Petite tables and fresh florals will speckle the streets. The mouth-watering aroma of delicious treats will fill the air, as local food vendors bring French flavors to Indy. You may even get a chance to feel the love, and glimpse a wedding ceremony beneath the tower.

For a little over a week, this awe-inspiring sculpture will take center stage and show the world that Indianapolis doesn’t settle for the status quo.

“Other cities just don’t do it the way Indy does,” said Becca Manolov, Co-Chair of the Indy Experience Committee. “We are really exceptional about bringing the community together to support our strategic vision and execute with excellence.”

And to shine a spotlight on Indy’s creative scene, local artists will also be invited to set up their easels beside the Eiffel Tower and paint within this serene space. All of this excitement, inside and outside Lucas Oil Stadium, is designed to bring our community together and foster the tight-knit bond Indy is known for.

“As somebody that did not grow up here, my earliest moments of feeling a sense of belonging and connection to this community were sporting events with Indiana Sports Corp,” said Neelay Bhatt, Co-Chair of the Indy Experience Committee. “Few things in the world bring people together like sporting events do, and swimming is one of the sports that will actually save lives. So, the legacy will last well beyond just the events’ nine days.”

This isn’t the first time Indy has made history—or the last.

As Indy watches history in the making at Lucas Oil Stadium, the city will reminisce on when it first hosted this very competition over a century ago.

In a rare twist of fate, Indianapolis also hosted the 1924 U.S. Olympic Swimming Trials, when Team USA was last bound for Paris. But back then, there was no Eiffel Tower or stadium packed with people. In fact, the 1924 Olympic Trials took place in a much more modest setting—Broad Ripple Park.

Today, all that physically remains from that competition are the red and white pool tiles that line the underside of the park’s bridge. But the legacy of the 1924 Trials lives on in this year’s festivities.

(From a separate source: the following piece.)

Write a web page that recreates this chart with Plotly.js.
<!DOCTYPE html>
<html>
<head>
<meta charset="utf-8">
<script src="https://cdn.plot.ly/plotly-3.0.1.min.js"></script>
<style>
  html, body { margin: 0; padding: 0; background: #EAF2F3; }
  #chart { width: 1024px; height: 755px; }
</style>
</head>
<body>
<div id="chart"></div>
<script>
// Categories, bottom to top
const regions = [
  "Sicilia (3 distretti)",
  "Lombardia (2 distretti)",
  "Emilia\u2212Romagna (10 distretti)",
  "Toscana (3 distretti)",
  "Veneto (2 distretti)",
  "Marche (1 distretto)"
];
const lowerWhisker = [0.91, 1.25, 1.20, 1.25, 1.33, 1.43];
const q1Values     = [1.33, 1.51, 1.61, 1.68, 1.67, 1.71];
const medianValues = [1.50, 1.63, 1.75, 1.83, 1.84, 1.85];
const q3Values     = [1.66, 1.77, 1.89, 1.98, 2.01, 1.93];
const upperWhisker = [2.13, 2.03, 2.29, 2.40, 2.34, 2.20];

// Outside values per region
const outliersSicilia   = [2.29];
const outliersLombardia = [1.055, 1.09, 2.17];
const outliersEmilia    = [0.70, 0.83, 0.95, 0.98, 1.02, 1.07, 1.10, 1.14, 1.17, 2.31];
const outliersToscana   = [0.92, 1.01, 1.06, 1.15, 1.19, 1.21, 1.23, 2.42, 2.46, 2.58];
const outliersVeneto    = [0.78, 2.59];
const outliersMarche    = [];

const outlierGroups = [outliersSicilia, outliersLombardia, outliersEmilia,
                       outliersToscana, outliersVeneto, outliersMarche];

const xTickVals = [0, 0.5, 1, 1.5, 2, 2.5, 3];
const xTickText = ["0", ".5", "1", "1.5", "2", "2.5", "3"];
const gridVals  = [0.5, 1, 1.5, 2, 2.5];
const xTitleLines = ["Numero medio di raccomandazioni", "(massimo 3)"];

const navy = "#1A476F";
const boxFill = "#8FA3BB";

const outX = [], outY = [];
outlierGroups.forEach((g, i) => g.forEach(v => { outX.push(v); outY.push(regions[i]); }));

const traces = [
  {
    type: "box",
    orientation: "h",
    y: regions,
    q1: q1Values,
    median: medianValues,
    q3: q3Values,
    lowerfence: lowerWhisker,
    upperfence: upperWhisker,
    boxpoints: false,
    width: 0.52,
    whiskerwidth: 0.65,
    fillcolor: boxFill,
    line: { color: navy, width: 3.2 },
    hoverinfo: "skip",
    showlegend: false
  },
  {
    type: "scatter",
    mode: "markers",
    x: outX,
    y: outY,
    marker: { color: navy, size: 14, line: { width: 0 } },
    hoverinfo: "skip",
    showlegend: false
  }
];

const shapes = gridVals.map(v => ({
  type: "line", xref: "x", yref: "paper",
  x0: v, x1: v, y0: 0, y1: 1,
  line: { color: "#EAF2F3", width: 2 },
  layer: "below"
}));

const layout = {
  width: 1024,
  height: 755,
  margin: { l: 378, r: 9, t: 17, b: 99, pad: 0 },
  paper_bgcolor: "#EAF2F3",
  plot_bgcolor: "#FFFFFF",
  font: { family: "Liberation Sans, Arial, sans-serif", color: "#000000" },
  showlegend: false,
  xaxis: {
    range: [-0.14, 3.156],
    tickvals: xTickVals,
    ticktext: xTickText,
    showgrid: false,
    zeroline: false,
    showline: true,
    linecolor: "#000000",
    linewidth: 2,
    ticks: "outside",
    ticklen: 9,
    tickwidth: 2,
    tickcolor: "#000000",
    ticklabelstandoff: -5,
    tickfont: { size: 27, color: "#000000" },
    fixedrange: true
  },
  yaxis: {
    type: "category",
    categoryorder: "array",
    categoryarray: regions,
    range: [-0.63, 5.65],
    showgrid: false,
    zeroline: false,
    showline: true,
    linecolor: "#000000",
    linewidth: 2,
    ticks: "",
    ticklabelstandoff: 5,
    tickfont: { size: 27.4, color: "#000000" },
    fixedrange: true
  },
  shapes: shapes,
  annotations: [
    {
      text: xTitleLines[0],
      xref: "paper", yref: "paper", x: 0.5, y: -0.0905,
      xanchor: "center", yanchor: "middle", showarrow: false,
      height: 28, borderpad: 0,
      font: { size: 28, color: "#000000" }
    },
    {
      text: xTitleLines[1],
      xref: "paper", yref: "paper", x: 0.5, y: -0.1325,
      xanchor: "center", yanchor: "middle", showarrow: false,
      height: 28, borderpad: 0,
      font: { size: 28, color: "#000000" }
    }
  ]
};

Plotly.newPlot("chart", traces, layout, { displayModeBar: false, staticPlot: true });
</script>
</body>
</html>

The parallels between these Olympic Trials offer Hoosiers a nostalgic glimpse into the city’s storied history and a sense of excitement for its bright future.

“[In Indy] there is a history,” Bhatt said. “But there’s also a vision for the future of this global city that celebrates multiculturalism, that celebrates this diversity we have. So to me, this is a celebration—not only for the Olympic aspect of it—but the legacy in terms of building a more global community.”

In many ways, this replica Eiffel Tower is a testament to that vision, as our community comes together to support diverse artists and celebrate international culture. It represents the waves made by our volunteers and the impact this competition will have on our community for years to come.

Thanks to the tireless work of local nonprofits, such as Indiana Sports Corp and the Latinas Welding Guild, Indianapolis has created a culture of creativity. By hosting these large-scale events, we create new opportunities throughout our community. And through ground-breaking initiatives like the Eiffel Tower project, our city is reimagining what it means to invest in your creative economy.